When I Hoped a Test Would Find Something Wrong With Me

In the beginning of October, I participated in a fun-filled, five-hour excursion to the infusion room at a world-renowned university hospital. What did I do to earn this new multi-hour endurance test in a windowless room in the bowels of a building in a picturesque northern California town? Well, for starters, I’m not getting better.

You would think this would be par for the course in the life of a chronically ill person that has been battling one thing or another for the past two decades, but alas, it’s not. The further down this rabbit hole I travel, the more I learn about medical tests, cutting-edge procedures and what medical professions will do when there is no clear-cut cure for the rare disease that rattles my body.

woman takes medical test

It has been a year and a half since the tumor was removed from my pituitary, and yet things haven’t yet gone back to where they should be. This is my third recurrence of Cushing’s disease, and I thought I had been through all of the pokes, prods, labs and injections (not to mention neurosurgeries) that went along with the treatment of this wretched disease, but it turns out there was more to come. After my first two (also successful, I might add) surgeries, I slowly, but surely, got better. 

But this time, wellness eluded me. 

In fact, in hindsight, my health had been deteriorating for some time before my third diagnosis, and through a combination of determination, pain medication and a healthy assist from friends and family, I was able to continue living my life — albeit a pared-down version, teetering precariously on the brink of collapse. 

All of this brings me back to the five-hour test. It wasn’t the worst I have encountered, but it was uncomfortable and gave me plenty of time to reflect on the current state of my life. I realized that I was hoping this test would come back positive. That it would give me a reason why, a sliver of hope, a chance of some kind of recovery.

It’s a strange place to be, wishing for something to be wrong with you. On its face, it reads like an act of self-sabotage. Why would I want to add another diagnosis, another lifelong medication, another bullet to the list of the ways my body has veered off course?

In my experience, though, it’s sometimes harder to be in the gray space of not knowing. We don’t wish for ill health, but we hope for an answer as to why things are going awry and ultimately a plan to treat, or in many cases, manage the litany of problems that arise during chronic illness. 

Back in 1999, just before I was first diagnosed with Cushing’s, I was overwhelmed by so many symptoms and the constant unrelenting pain that went with it. Doctor after doctor ran tests then dismissed me from their care, referring me to entirely new specialties to begin the process of questionnaires, reciting of my health history and testing all over again. It was exhausting and scary.
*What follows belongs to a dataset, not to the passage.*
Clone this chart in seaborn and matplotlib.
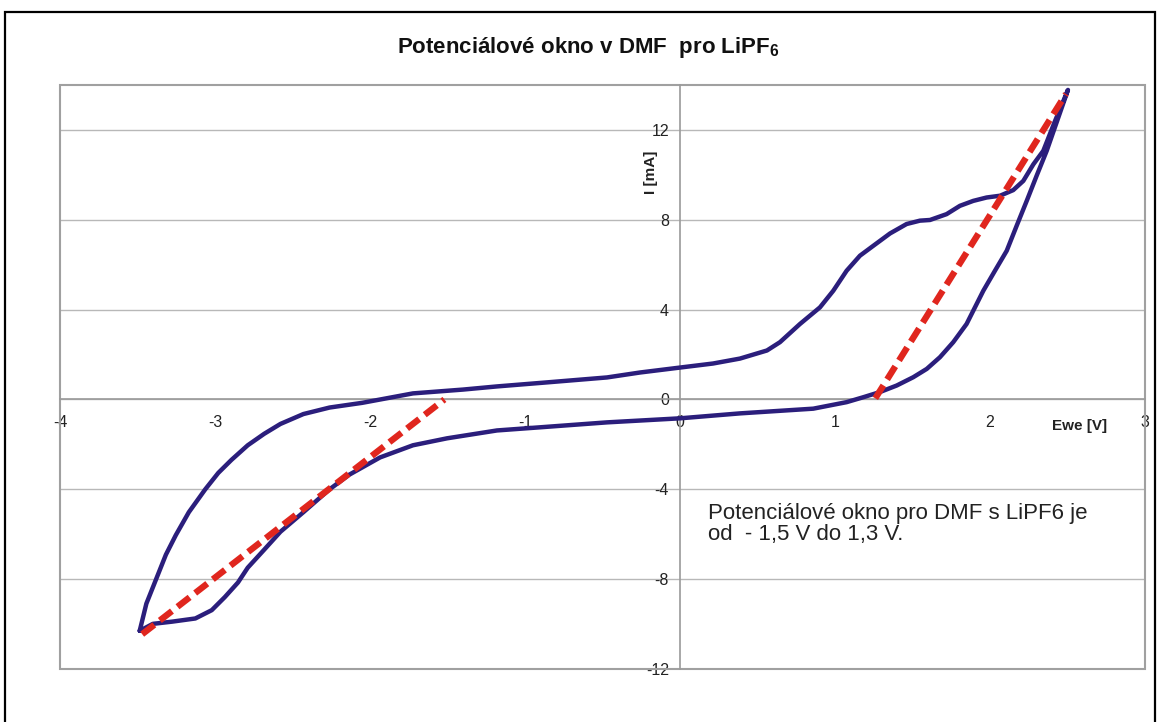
import pandas as pd
import matplotlib
matplotlib.use("Agg")
import matplotlib.pyplot as plt
from matplotlib.patches import Rectangle
import seaborn as sns

# CV krivka (Ewe [V], I [mA])
# dopredny sken: od -3.5 V nahoru do 2.5 V
ewe_fwd = [-3.486, -3.443, -3.380, -3.317, -3.253, -3.169, -3.063, -2.979, -2.894,
           -2.789, -2.683, -2.578, -2.430, -2.261, -2.050, -1.723, -1.400, -1.181,
           -0.858, -0.471, -0.258, 0.000, 0.213, 0.387, 0.561, 0.645, 0.774, 0.903,
           0.989, 1.075, 1.161, 1.247, 1.355, 1.462, 1.548, 1.613, 1.720, 1.806,
           1.892, 1.978, 2.065, 2.150, 2.215, 2.280, 2.344, 2.420, 2.503]
i_fwd = [-10.30, -9.09, -8.00, -6.91, -6.04, -5.02, -4.00, -3.27, -2.69,
         -2.04, -1.53, -1.09, -0.65, -0.36, -0.15, 0.27, 0.44, 0.58,
         0.76, 0.98, 1.20, 1.42, 1.60, 1.82, 2.18, 2.55, 3.36, 4.10,
         4.84, 5.73, 6.40, 6.84, 7.39, 7.81, 7.96, 7.99, 8.25, 8.62,
         8.84, 8.99, 9.07, 9.32, 9.73, 10.47, 11.07, 12.40, 13.78]

# zpetny sken: od 2.5 V zpet na -3.5 V
ewe_rev = [2.366, 2.301, 2.237, 2.172, 2.108, 2.032, 1.957, 1.903, 1.849, 1.763,
           1.677, 1.592, 1.505, 1.398, 1.290, 1.183, 1.075, 0.860, 0.387, 0.000,
           -0.471, -0.903, -1.181, -1.503, -1.723, -1.935, -2.134, -2.261, -2.430,
           -2.578, -2.683, -2.789, -2.852, -2.937, -3.021, -3.127, -3.275, -3.401,
           -3.486]
i_rev = [11.07, 9.96, 8.84, 7.73, 6.62, 5.73, 4.84, 4.10, 3.36, 2.55,
         1.88, 1.36, 0.99, 0.62, 0.33, 0.10, -0.12, -0.41, -0.62, -0.84,
         -1.02, -1.24, -1.38, -1.73, -2.04, -2.58, -3.35, -4.00, -5.02,
         -5.89, -6.69, -7.49, -8.15, -8.80, -9.38, -9.75, -9.89, -9.99,
         -10.30]

# tecny urcujici hranice okna
tan_cat_x = [-3.47, -1.52]
tan_cat_y = [-10.45, 0.0]
tan_an_x = [1.26, 2.49]
tan_an_y = [0.05, 13.6]

x_ticks = [-4, -3, -2, -1, 0, 1, 2, 3]
y_ticks = [-12, -8, -4, 0, 4, 8, 12]

sns.set_style("white")
plt.rcParams['font.family'] = ['Liberation Sans', 'DejaVu Sans']
plt.rcParams['axes.unicode_minus'] = False
plt.rcParams['mathtext.fontset'] = 'custom'
plt.rcParams['mathtext.rm'] = 'Liberation Sans'
plt.rcParams['mathtext.bf'] = 'Liberation Sans:bold'

fig = plt.figure(figsize=(11.59, 7.22), dpi=100)
ax = fig.add_axes([0.0518, 0.0734, 0.9361, 0.8089])

# Krivka CV
cv = pd.DataFrame({"E": ewe_fwd + ewe_rev, "I": i_fwd + i_rev})
sns.lineplot(data=cv, x="E", y="I", sort=False, estimator=None,
             color="#2B1E7C", lw=3.2, ax=ax, zorder=3)
ax.lines[0].set_solid_joinstyle('round')

# Tecny
for tx, ty in [(tan_cat_x, tan_cat_y), (tan_an_x, tan_an_y)]:
    sns.lineplot(x=tx, y=ty, sort=False, estimator=None, color="#E0261E",
                 lw=4.6, linestyle=(0, (2.4, 1.1)), ax=ax, zorder=4)
for ln in ax.lines[1:]:
    ln.set_dash_capstyle('butt')

ax.set_xlim(-4, 3)
ax.set_ylim(-12, 14)
ax.set_xticks(x_ticks)
ax.set_yticks(y_ticks)
ax.set_xlabel("")
ax.set_ylabel("")

# Osy prochazi nulou
for side in ['top', 'right']:
    ax.spines[side].set_visible(False)
for side in ['left', 'bottom']:
    ax.spines[side].set_position(('data', 0))
    ax.spines[side].set_color('#9a9a9a')
    ax.spines[side].set_linewidth(1.2)
ax.add_patch(Rectangle((0, 0), 1, 1, transform=ax.transAxes, fill=False,
                       ec='#a0a0a0', lw=1.5, clip_on=False, zorder=1))

ax.yaxis.grid(True, color='#b8b8b8', lw=1)
ax.xaxis.grid(False)
ax.set_axisbelow(True)
ax.tick_params(axis='x', direction='out', length=4, width=1, color='#9a9a9a',
               pad=7, labelsize=11.5, labelcolor='#222222')
ax.tick_params(axis='y', direction='out', length=4, width=1, color='#9a9a9a',
               pad=4, labelsize=11.5, labelcolor='#222222')

# Popisky os
ax.text(2.58, -1.16, "Ewe [V]", fontsize=11, fontweight='bold',
        ha='center', va='center', color='#222222')
ax.text(-0.187, 10.09, "I [mA]", fontsize=11, fontweight='bold', rotation=90,
        ha='center', va='center', color='#222222')

# Poznamka
ax.text(0.18, -4.6, "Potenciálové okno pro DMF s LiPF6 je\nod  - 1,5 V do 1,3 V.",
        fontsize=16, linespacing=1.02, ha='left', va='top', color='#222222')

# Nadpis
fig.text(588 / 1159, 1 - 47 / 722, r"Potenciálové okno v DMF  pro LiPF$_\mathbf{6}$",
         fontsize=16, fontweight='bold', ha='center', va='center', color='#111111')

# Ramecek grafu
fig.add_artist(Rectangle((5 / 1159, -0.05), 1150 / 1159, 1 - 12 / 722 + 0.05,
                         transform=fig.transFigure, fill=False, ec='black', lw=1.6))

fig.savefig("out.png", dpi=100)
Something was wrong, but we didn’t have a name for it. And with no name, it was a series of shots in the dark, combatted only with medication and procedures to try to manage my pain. When a diagnosis was finally reached, my sense of relief far outweighed my fear of surgeries, hospitals and the procedures to come. That sliver of time between recovery and treating my rare disease, while challenging, is far less daunting and inspires a sense of relief. Relief in the form of knowing that there was a reason why.

And that’s where I find myself now — in the purgatory between knowing and diagnosis. It’s the uncomfortable space that lies somewhere between wishing it so and dreading another label to add the list of maladies that comprise the fabric of my ill health. It’s a place that I have been to many times, but it never gets any easier there.

So I’ll wait. And hope. And never give up on my chance to move forward.